Items from a dataset:
........
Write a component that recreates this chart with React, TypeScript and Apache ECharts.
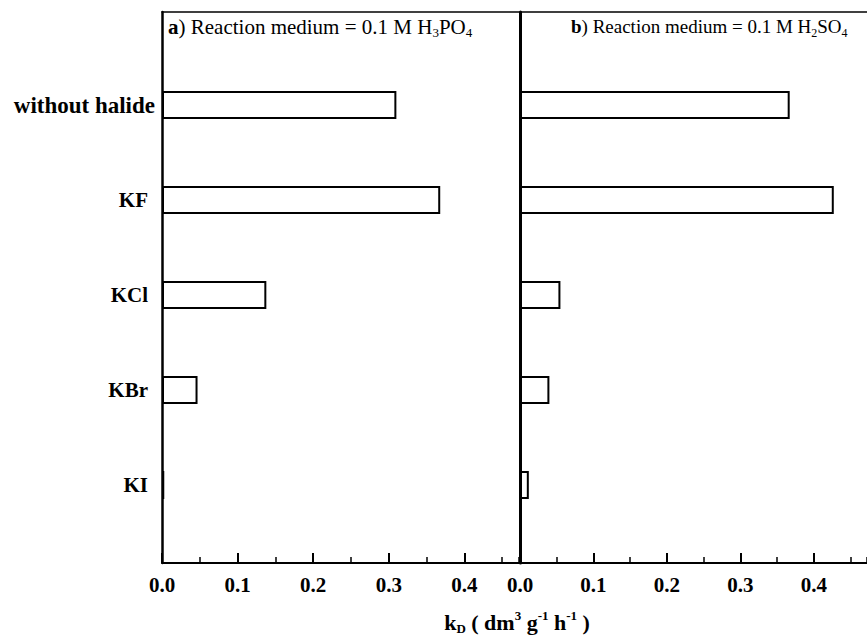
import React, { useEffect, useRef } from "react";
import * as echarts from "echarts";

const categories = ["without halide", "KF", "KCl", "KBr", "KI"];
const h3po4Values = [0.31, 0.368, 0.138, 0.047, 0.003];
const h2so4Values = [0.367, 0.427, 0.055, 0.04, 0.012];
const xMin = 0;
const xMax = 0.4722;
const majorStep = 0.1;
const minorStep = 0.05;

const FONT = '"Liberation Serif", "Times New Roman", serif';

const LEFT1 = 162;
const LEFT2 = 520;
const PANEL_W = 357;
const TOP = 12;
const FRAME_H = 551;
const BAR_TOP = 57.5;
const BAR_H = 475;

function frameAxes(gridIndex: number) {
  return [
    {
      gridIndex,
      type: "value",
      position: "bottom",
      min: xMin,
      max: xMax,
      interval: majorStep,
      axisLine: { show: true, lineStyle: { color: "#000", width: 2 } },
      axisTick: { show: true, inside: true, length: 10, lineStyle: { color: "#000", width: 2 } },
      axisLabel: {
        show: true,
        showMaxLabel: false,
        margin: 11,
        color: "#000",
        fontFamily: FONT,
        fontWeight: "bold",
        fontSize: 21,
        formatter: (v: number) => v.toFixed(1),
      },
      splitLine: { show: false },
    },
    {
      gridIndex,
      type: "value",
      position: "bottom",
      min: xMin,
      max: xMax,
      interval: minorStep,
      axisLine: { show: false },
      axisTick: { show: true, inside: true, length: 6, lineStyle: { color: "#000", width: 1.5 } },
      axisLabel: { show: false },
      splitLine: { show: false },
    },
    {
      gridIndex,
      type: "value",
      position: "top",
      min: xMin,
      max: xMax,
      axisLine: { show: true, lineStyle: { color: "#000", width: 1.5 } },
      axisTick: { show: false },
      axisLabel: { show: false },
      splitLine: { show: false },
    },
  ];
}

function titleRich(size: number) {
  return {
    bb: { fontFamily: FONT, fontWeight: "bold", fontSize: size, lineHeight: 24, fill: "#000", color: "#000" },
    n: { fontFamily: FONT, fontSize: size, lineHeight: 24, fill: "#000", color: "#000" },
    s: { fontFamily: FONT, fontSize: Math.round(size * 0.62), lineHeight: 12, verticalAlign: "bottom", fill: "#000", color: "#000" },
  };
}

export default function App() {
  const ref = useRef<HTMLDivElement>(null);

  useEffect(() => {
    if (!ref.current) return;
    const chart = echarts.init(ref.current, undefined, { renderer: "svg" });

    const textBase = { fontFamily: FONT, color: "#000", fill: "#000" };

    const option: any = {
      animation: false,
      backgroundColor: "#fff",
      grid: [
        { left: LEFT1, top: TOP, width: PANEL_W, height: FRAME_H, containLabel: false },
        { left: LEFT2, top: TOP, width: PANEL_W, height: FRAME_H, containLabel: false },
        { left: LEFT1, top: BAR_TOP, width: PANEL_W, height: BAR_H, containLabel: false },
        { left: LEFT2, top: BAR_TOP, width: PANEL_W, height: BAR_H, containLabel: false },
      ],
      xAxis: [
        ...frameAxes(0),
        ...frameAxes(1),
        { gridIndex: 2, type: "value", min: xMin, max: xMax, show: false },
        { gridIndex: 3, type: "value", min: xMin, max: xMax, show: false },
      ],
      yAxis: [
        {
          gridIndex: 0,
          type: "value",
          min: 0,
          max: 1,
          axisLine: { show: true, lineStyle: { color: "#000", width: 2.5 } },
          axisTick: { show: false },
          axisLabel: { show: false },
          splitLine: { show: false },
        },
        {
          gridIndex: 1,
          type: "value",
          min: 0,
          max: 1,
          axisLine: { show: true, lineStyle: { color: "#000", width: 3 } },
          axisTick: { show: false },
          axisLabel: { show: false },
          splitLine: { show: false },
        },
        {
          gridIndex: 2,
          type: "category",
          inverse: true,
          data: categories,
          axisLine: { show: false },
          axisTick: { show: false },
          splitLine: { show: false },
          axisLabel: {
            show: true,
            margin: 7,
            formatter: (v: string) => (v === "without halide" ? `{a|${v}}` : `{b|${v}}`),
            rich: {
              a: { fontFamily: FONT, fontWeight: "bold", fontSize: 23, color: "#000" },
              b: { fontFamily: FONT, fontWeight: "bold", fontSize: 21, color: "#000", padding: [0, 7, 0, 0] },
            },
          },
        },
        {
          gridIndex: 3,
          type: "category",
          inverse: true,
          data: categories,
          show: false,
        },
      ],
      series: [
        {
          name: "0.1 M H3PO4",
          type: "bar",
          xAxisIndex: 6,
          yAxisIndex: 2,
          data: h3po4Values,
          barWidth: 28,
          itemStyle: { color: "#fff", borderColor: "#000", borderWidth: 2 },
          z: 5,
        },
        {
          name: "0.1 M H2SO4",
          type: "bar",
          xAxisIndex: 7,
          yAxisIndex: 3,
          data: h2so4Values,
          barWidth: 28,
          itemStyle: { color: "#fff", borderColor: "#000", borderWidth: 2 },
          z: 5,
        },
      ],
      graphic: [
        {
          type: "text",
          left: 168,
          top: 16,
          style: {
            text: "{bb|a}{n|) Reaction medium = 0.1 M H}{s|3}{n|PO}{s|4}",
            ...textBase,
            rich: titleRich(21),
          },
        },
        {
          type: "text",
          left: 571,
          top: 17,
          style: {
            text: "{bb|b}{n|) Reaction medium = 0.1 M H}{s|2}{n|SO}{s|4}",
            ...textBase,
            rich: titleRich(19),
          },
        },
        {
          type: "text",
          x: 517,
          y: 622,
          style: {
            text: "{m|k}{sub|D}{m| ( dm}{sup|3}{m| g}{sup|-1}{m| h}{sup|-1}{m| )}",
            ...textBase,
            align: "center",
            textAlign: "center",
            verticalAlign: "middle",
            textVerticalAlign: "middle",
            rich: {
              m: { fontFamily: FONT, fontWeight: "bold", fontSize: 22, lineHeight: 26, fill: "#000", color: "#000" },
              sub: { fontFamily: FONT, fontWeight: "bold", fontSize: 13, lineHeight: 12, verticalAlign: "bottom", fill: "#000", color: "#000" },
              sup: { fontFamily: FONT, fontWeight: "bold", fontSize: 13, lineHeight: 12, verticalAlign: "top", fill: "#000", color: "#000" },
            },
          },
        },
      ],
    };

    chart.setOption(option);
    return () => chart.dispose();
  }, []);

  return (
    <div
      ref={ref}
      style={{ position: "fixed", left: 0, top: 0, width: 867, height: 638, background: "#fff" }}
    />
  );
}
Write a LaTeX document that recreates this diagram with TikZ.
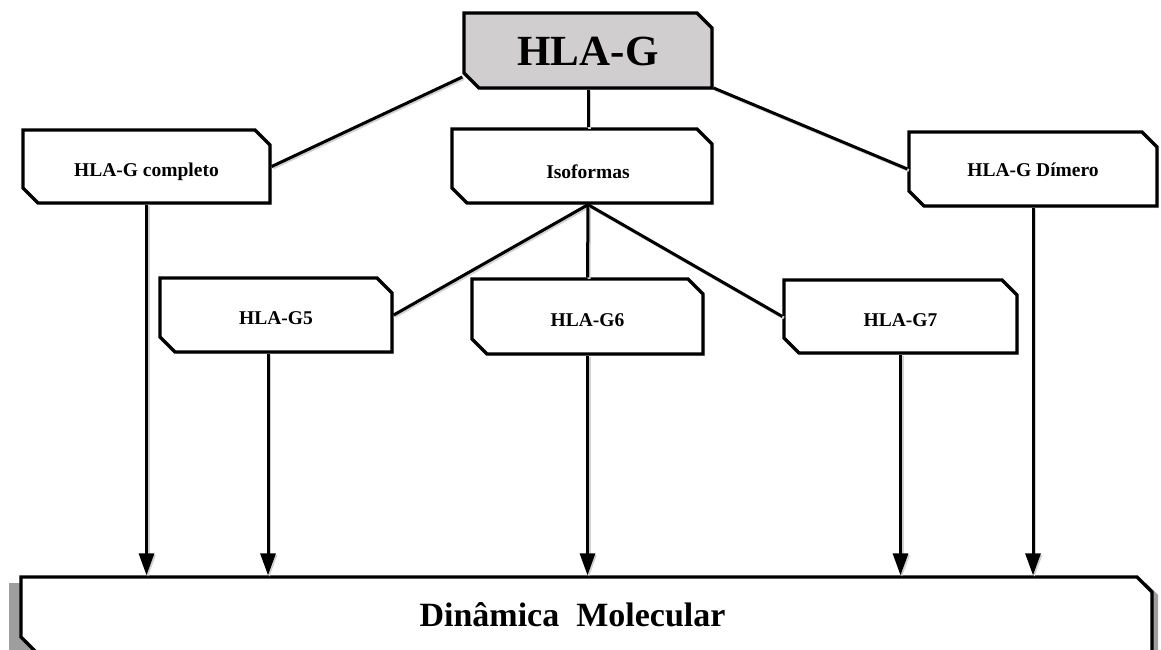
\documentclass[tikz,border=0pt]{standalone}
\usepackage{fontspec}
\setmainfont{Liberation Serif}
\usetikzlibrary{shapes.misc,shadows,arrows.meta,calc}
\definecolor{boxgray}{RGB}{208,206,206}
\tikzset{
  chbox/.style={chamfered rectangle, chamfered rectangle corners={north east,south west},
    chamfered rectangle xsep=7.5pt, chamfered rectangle ysep=7.5pt,
    draw=black, line width=3.3pt, fill=white, inner sep=0pt, text depth=0pt, text height=19pt,
    font=\bfseries\fontsize{19.5}{22}\selectfont,
    drop shadow={opacity=0.25, shadow xshift=2pt, shadow yshift=-2pt}},
  conn/.style={line width=3pt, draw=black,
    preaction={draw=black!18, line width=3pt, transform canvas={xshift=1.5pt,yshift=-1.5pt}}},
  arr/.style={conn, -{Triangle[width=15pt,length=22pt]}}
}
\begin{document}
\begin{tikzpicture}[x=1pt,y=-1pt]
\useasboundingbox (0,0) rectangle (1161,649);
% bottom box shadow
\fill[black!38] (9,583) -- (1146,583) -- (1158,595) -- (1158,670) -- (9,670) -- cycle;
\node[chbox, drop shadow={opacity=0}, minimum width=1131pt, minimum height=75pt, text height=24pt,
  font=\bfseries\fontsize{34}{40}\selectfont] (dm) at (586.5,614.5) {\hspace*{-28pt}Dinâmica\ \ Molecular};

\node[chbox, fill=boxgray, minimum width=248pt, minimum height=75pt, text height=30pt,
  font=\bfseries\fontsize{43}{48}\selectfont] (hla) at (588,50.5) {HLA-G};
\node[chbox, minimum width=247pt, minimum height=73pt] (comp) at (146.5,166.5) {HLA-G completo};
\node[chbox, minimum width=260pt, minimum height=74pt, text height=24pt] (iso) at (582,166) {\hspace*{12pt}Isoformas};
\node[chbox, minimum width=248pt, minimum height=74pt, text height=15pt] (dim) at (1033,169) {HLA-G Dímero};
\node[chbox, minimum width=232pt, minimum height=74pt] (g5) at (276,315) {HLA-G5};
\node[chbox, minimum width=231pt, minimum height=75pt] (g6) at (587.5,316.5) {HLA-G6};
\node[chbox, minimum width=233pt, minimum height=73pt] (g7) at (900.5,316.5) {HLA-G7};

% connectors
\draw[conn] ([yshift=-26.5pt]hla.west) -- (comp.east);
\draw[conn] ([yshift=-37.5pt]hla.east) -- (dim.west);
\draw[conn] (hla.south) -- (hla.south |- iso.north);
\coordinate (isob) at ([xshift=6pt]iso.south);
\draw[conn] (isob) -- (g5.east);
\draw[conn] (isob) -- (g6.north);
\draw[conn] (isob) -- (g7.west);

% arrows
\draw[arr] (comp.south) -- (comp.south |- dm.north);
\coordinate (g5b) at ([xshift=-8pt]g5.south);
\draw[arr] (g5b) -- (g5b |- dm.north);
\draw[arr] (g6.south) -- (g6.south |- dm.north);
\draw[arr] (g7.south) -- (g7.south |- dm.north);
\draw[arr] (dim.south) -- (dim.south |- dm.north);
\end{tikzpicture}
\end{document}
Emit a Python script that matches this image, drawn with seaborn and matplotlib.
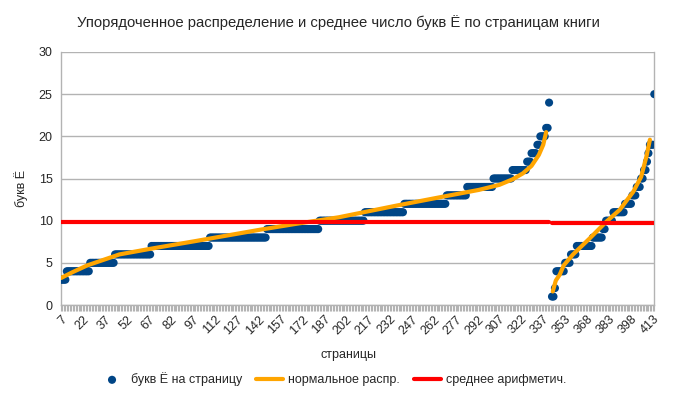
import numpy as np
import pandas as pd
import matplotlib
matplotlib.use("Agg")
import matplotlib.pyplot as plt
import seaborn as sns

# Letters Ё per page, sorted: the value and how many pages have it
part1_values = [3, 4, 5, 6, 7, 8, 9, 10, 11, 12, 13, 14, 15, 16, 17, 18, 19, 20, 21, 24]
part1_pages = [4, 16, 17, 25, 40, 39, 36, 31, 27, 29, 14, 18, 13, 10, 3, 4, 2, 4, 2, 1]
part2_values = [1, 2, 4, 5, 6, 7, 8, 9, 10, 11, 12, 13, 14, 15, 16, 17, 18, 19, 25]
part2_pages = [2, 1, 6, 4, 4, 11, 7, 2, 5, 8, 5, 3, 3, 2, 2, 1, 1, 3, 1]

# Normal distribution curve (row index, value)
norm1_idx = [0, 8, 18, 40, 64, 91, 114, 137, 160, 190, 230, 263, 286, 300, 309, 316, 322, 327, 330, 332]
norm1_val = [3.2, 3.9, 4.7, 6.0, 6.75, 7.55, 8.25, 8.95, 9.6, 10.4, 11.8, 12.9, 13.65, 14.25, 14.9, 15.6, 16.5, 17.8, 19.0, 20.5]
norm2_idx = [336.5, 338.6, 341.3, 344, 350.4, 361.8, 373.3, 382.4, 388, 391.5, 397, 400.6, 403]
norm2_val = [1.6, 2.9, 3.6, 4.7, 6.0, 7.9, 9.9, 11.3, 12.6, 13.4, 15.2, 17.6, 19.6]

# Arithmetic means of the two parts
mean1 = 9.85
mean2 = 9.7

tick_pages = [7, 22, 37, 52, 67, 82, 97, 112, 127, 142, 157, 172, 187, 202, 217,
              232, 247, 262, 277, 292, 307, 322, 337, 353, 368, 383, 398, 413]

# Build the tables
vals1 = np.repeat(part1_values, part1_pages)
vals2 = np.repeat(part2_values, part2_pages)
start2 = len(vals1) + 1  # one empty row between parts
dots = pd.DataFrame({
    "idx": np.concatenate([np.arange(len(vals1)), start2 + np.arange(len(vals2))]),
    "count": np.concatenate([vals1, vals2]),
})
last = start2 + len(vals2) - 1
norm1 = pd.DataFrame({"idx": norm1_idx, "val": norm1_val})
norm2 = pd.DataFrame({"idx": norm2_idx, "val": norm2_val})
avg1 = pd.DataFrame({"idx": [0, len(vals1) - 1], "val": [mean1, mean1]})
avg2 = pd.DataFrame({"idx": [start2, last], "val": [mean2, mean2]})

sns.set_style("white")
plt.rcParams["font.family"] = ["Liberation Sans", "DejaVu Sans"]

fig = plt.figure(figsize=(6.73, 3.97), dpi=100)
ax = fig.add_axes([61 / 673, 1 - 305 / 397, (654.3 - 61) / 673, (305 - 52) / 397])

grey = "#b3b3b3"
sns.scatterplot(data=dots, x="idx", y="count", color="#004586", s=34,
                edgecolor="none", linewidth=0, ax=ax, label="букв Ё на страницу", zorder=3)
sns.lineplot(data=norm1, x="idx", y="val", color="#ffa500", lw=3, ax=ax,
             label="нормальное распр.", zorder=4)
sns.lineplot(data=norm2, x="idx", y="val", color="#ffa500", lw=3, ax=ax,
             label="_nolegend_", zorder=4)
sns.lineplot(data=avg1, x="idx", y="val", color="#ff0000", lw=3, ax=ax,
             label="среднее арифметич.", zorder=5)
sns.lineplot(data=avg2, x="idx", y="val", color="#ff0000", lw=3, ax=ax,
             label="_nolegend_", zorder=5)

# Axes
ax.set_xlim(0, last)
ax.set_ylim(0, 30)
ax.set_yticks(range(0, 31, 5))
ax.yaxis.grid(True, color=grey, lw=1)
ax.set_axisbelow(True)
ax.set_xticks(np.arange(0, last, 15))
ax.set_xticklabels(tick_pages, rotation=45, ha="right", rotation_mode="anchor", fontsize=9)
ax.set_xticks(np.arange(0, last + 1), minor=True)
ax.tick_params(axis="x", which="both", length=4, width=0.8, color=grey, pad=2, bottom=True)
ax.tick_params(axis="y", length=0, labelsize=9, pad=6)
for side in ["left", "bottom", "right"]:
    ax.spines[side].set_color(grey)
    ax.spines[side].set_linewidth(1)
ax.spines["top"].set_visible(False)

ax.set_xlabel("страницы", fontsize=9)
ax.xaxis.set_label_coords(0.485, -0.175)
ax.set_ylabel("букв Ё", fontsize=9)
ax.yaxis.set_label_coords(-0.056, 0.46)

fig.suptitle("Упорядоченное распределение и среднее число букв Ё по страницам книги",
             fontsize=10.7, x=0.503, y=0.962)

handles, labels = ax.get_legend_handles_labels()
ax.get_legend().remove()
fig.legend(handles, labels, loc="center", bbox_to_anchor=(0.494, 0.045), ncol=3,
           frameon=False, fontsize=9, handlelength=2.2, handletextpad=0.4,
           columnspacing=1.1)

plt.savefig("out.png", dpi=100)
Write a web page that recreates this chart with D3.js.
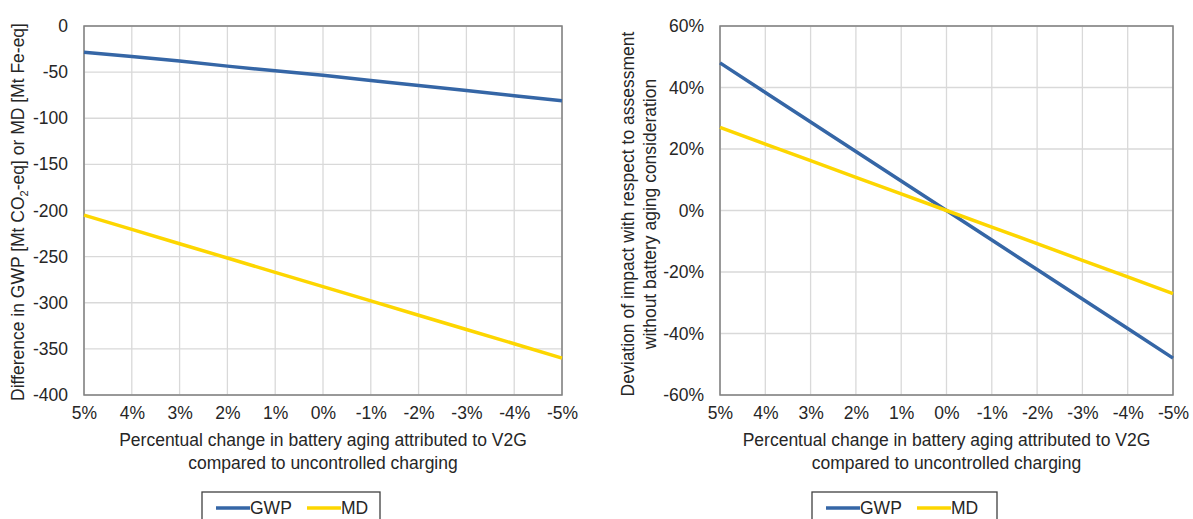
<!DOCTYPE html>
<html>
<head>
<meta charset="utf-8">
<script src="https://cdn.jsdelivr.net/npm/d3@7"></script>
<style>
  html, body { margin: 0; padding: 0; background: #fff; }
  svg { display: block; font-family: "Liberation Sans", Arial, sans-serif; }
</style>
</head>
<body>
<svg id="chart" width="1193" height="519"></svg>
<script>
// Percentual change in battery aging (x categories, left to right)
const agingChange = [5, 4, 3, 2, 1, 0, -1, -2, -3, -4, -5];
const tickLabels = ["5%", "4%", "3%", "2%", "1%", "0%", "-1%", "-2%", "-3%", "-4%", "-5%"];

// Absolute difference: GWP [Mt CO2-eq] and MD [Mt Fe-eq]
const gwpDiff = [-28.5, -33, -38, -43.5, -48.5, -53.5, -59, -64.5, -70, -75.5, -81];
const mdDiff = [-205, -220.5, -236, -251.5, -267, -282.5, -298, -313.5, -329, -344.5, -360];

// Relative deviation with respect to assessment without battery aging
const gwpDev = [0.48, 0.384, 0.288, 0.192, 0.096, 0, -0.096, -0.192, -0.288, -0.384, -0.48];
const mdDev = [0.27, 0.216, 0.162, 0.108, 0.054, 0, -0.054, -0.108, -0.162, -0.216, -0.27];

const leftTicks = [0, -50, -100, -150, -200, -250, -300, -350, -400];
const rightTicks = [0.6, 0.4, 0.2, 0, -0.2, -0.4, -0.6];

const colors = { GWP: "#3566A6", MD: "#FDD600" };

const svg = d3.select("#chart");
const fontSize = 17.5;
const textColor = "#262626";

function panel(opts) {
  const g = svg.append("g");
  const x = d3.scaleLinear().domain([5, -5]).range([opts.x0, opts.x1]);
  const y = d3.scaleLinear().domain(opts.yDomain).range([opts.yBottom, opts.yTop]);

  // Grid lines
  g.append("g").selectAll("line").data(agingChange).join("line")
    .attr("x1", d => x(d)).attr("x2", d => x(d))
    .attr("y1", opts.yTop).attr("y2", opts.yBottom)
    .attr("stroke", "#d9d9d9").attr("stroke-width", 1.3);
  g.append("g").selectAll("line").data(opts.yTicks).join("line")
    .attr("x1", opts.x0).attr("x2", opts.x1)
    .attr("y1", d => y(d)).attr("y2", d => y(d))
    .attr("stroke", "#d9d9d9").attr("stroke-width", 1.3);

  // Plot frame
  g.append("rect")
    .attr("x", opts.x0).attr("y", opts.yTop)
    .attr("width", opts.x1 - opts.x0).attr("height", opts.yBottom - opts.yTop)
    .attr("fill", "none").attr("stroke", "#808080").attr("stroke-width", 1.5);

  // Y axis
  const yAxis = d3.axisLeft(y).tickValues(opts.yTicks).tickSize(0).tickPadding(16)
    .tickFormat(opts.yFormat);
  const ya = g.append("g").attr("transform", `translate(${opts.x0},0)`).call(yAxis);
  ya.select(".domain").remove();
  ya.selectAll("text").attr("font-size", fontSize).attr("fill", textColor)
    .attr("font-family", "Liberation Sans, Arial, sans-serif");

  // X axis
  const xAxis = d3.axisBottom(x).tickValues(agingChange).tickSize(0).tickPadding(12)
    .tickFormat((d, i) => tickLabels[i]);
  const xa = g.append("g").attr("transform", `translate(0,${opts.yBottom})`).call(xAxis);
  xa.select(".domain").remove();
  xa.selectAll("text").attr("font-size", fontSize).attr("fill", textColor)
    .attr("font-family", "Liberation Sans, Arial, sans-serif");

  // Series lines
  const line = d3.line().x((d, i) => x(agingChange[i])).y(d => y(d));
  opts.series.forEach(s => {
    g.append("path").datum(s.values)
      .attr("d", line).attr("fill", "none")
      .attr("stroke", colors[s.name]).attr("stroke-width", 3.5)
      .attr("stroke-linejoin", "round");
  });

  // X axis title
  const cx = (opts.x0 + opts.x1) / 2;
  const xt = g.append("text").attr("text-anchor", "middle")
    .attr("font-size", fontSize).attr("fill", textColor);
  xt.append("tspan").attr("x", cx).attr("y", 446)
    .text("Percentual change in battery aging attributed to V2G");
  xt.append("tspan").attr("x", cx).attr("y", 469)
    .text("compared to uncontrolled charging");

  // Legend
  const lg = g.append("g").attr("transform", `translate(${opts.legendX},492)`);
  lg.append("rect").attr("x", 0).attr("y", 0).attr("width", opts.legendW).attr("height", 32)
    .attr("fill", "#fff").attr("stroke", "#404040").attr("stroke-width", 1.3);
  const items = [
    { name: "GWP", lx: 14, tx: 48 },
    { name: "MD", lx: 105, tx: 139 }
  ];
  items.forEach(it => {
    lg.append("line").attr("x1", it.lx).attr("x2", it.lx + 34)
      .attr("y1", 16).attr("y2", 16)
      .attr("stroke", colors[it.name]).attr("stroke-width", 3.5);
    lg.append("text").attr("x", it.tx).attr("y", 22)
      .attr("font-size", fontSize).attr("fill", textColor).text(it.name);
  });

  return { g, x, y };
}

// Left panel: absolute differences
const left = panel({
  x0: 84, x1: 562, yTop: 26, yBottom: 395,
  yDomain: [-400, 0], yTicks: leftTicks,
  yFormat: d => d3.format("d")(d).replace("−", "-"),
  series: [{ name: "GWP", values: gwpDiff }, { name: "MD", values: mdDiff }],
  legendX: 202, legendW: 178
});

const lt = left.g.append("text")
  .attr("transform", "translate(24,212) rotate(-90)")
  .attr("text-anchor", "middle").attr("font-size", fontSize).attr("fill", textColor);
lt.append("tspan").text("Difference in GWP [Mt CO");
lt.append("tspan").attr("font-size", 11).attr("dy", 4).text("2");
lt.append("tspan").attr("dy", -4).text("-eq] or MD [Mt Fe-eq]");

// Right panel: relative deviation
const right = panel({
  x0: 720, x1: 1173, yTop: 26, yBottom: 395,
  yDomain: [-0.6, 0.6], yTicks: rightTicks,
  yFormat: d => d3.format(".0%")(d).replace("−", "-"),
  series: [{ name: "GWP", values: gwpDev }, { name: "MD", values: mdDev }],
  legendX: 812, legendW: 185
});

const rt = right.g.append("text")
  .attr("transform", "translate(640,214) rotate(-90)")
  .attr("text-anchor", "middle").attr("font-size", fontSize).attr("fill", textColor);
rt.append("tspan").attr("x", 0).attr("y", -6).text("Deviation of impact with respect to assessment");
rt.append("tspan").attr("x", 0).attr("y", 16).text("without battery aging consideration");
</script>
</body>
</html>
........
GIVEN INSTRUCTION:
State how many lines include the string "this". Give no other information.

CORRECT OUTPUT:
4